Elmer’s co-worker offered to let him stay in the Airstream for a vacation. It was parked at Ocie near Noland’s Point on Bull Shoals Lake. A little later, he and Betty came down and stayed in the Airstream. “We looked around and learned to love this countryside,” he said.

They came back a few months later and looked around some more, finally settling on a place on P Highway west of Theodosia. They bought the property in February 1982 and moved here permanently after Elmer retired in 1984. 

Since then, he’s become active in the community and is known for his beautiful singing voice and his tendency to burst into song, sharing patriotic songs and birthday and anniversary greetings at community gatherings. For several years, it’s been his custom to sing “Happy Birthday” at the Theodosia Masons’ regular community breakfasts on the first Saturday of the month.
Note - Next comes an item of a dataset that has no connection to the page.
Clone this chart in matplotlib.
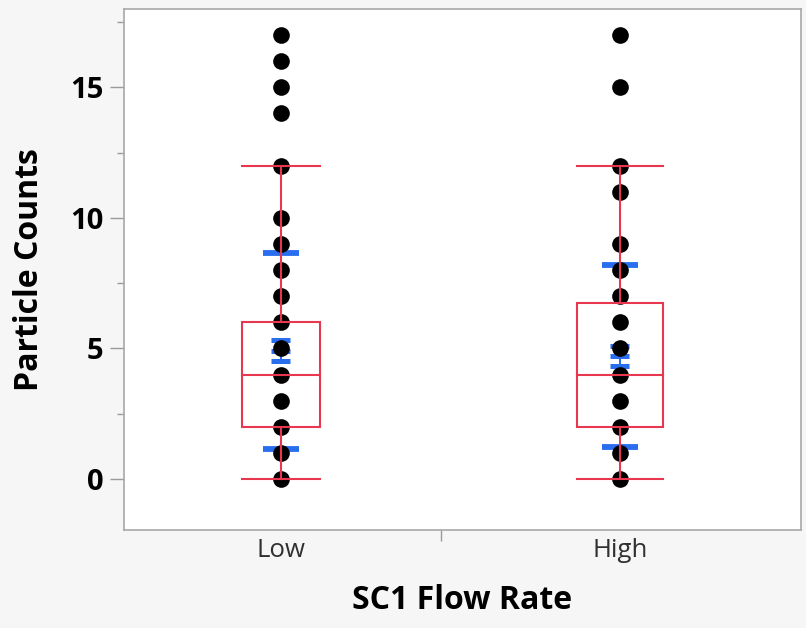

Last Saturday, after Elmer rendered his usual serenade, Len Modlinski led the diners in surprising him by singing “Happy Birthday” back to him in celebration of his 90th birthday, which was on Oct. 27. (See the photo, page A9.)

Elmer couldn’t help it. He sang along with them. “You can’t just stop a habit like that,” he said. “An old horse just keeps going back to the barn.”

Members of his family gathered recently to celebrate his birthday in what Elmer calls “a love-in.” Their children are Cathy Clark and husband Michael of Kentucky, Marc Roberson and wife Denise, and Bruce Roberson, all of Wyoming, and daughters Dana Guerra and Lori Roberson, both of Ozark. He and Betty also have 10 grandchildren and five great-grands. 

Last year, the whole family got together and had a grand time. “We have wonderful reunions,” Elmer said, his optimistic attitude obvious. “It has been a pretty wonderful life. I’m very, very happy.”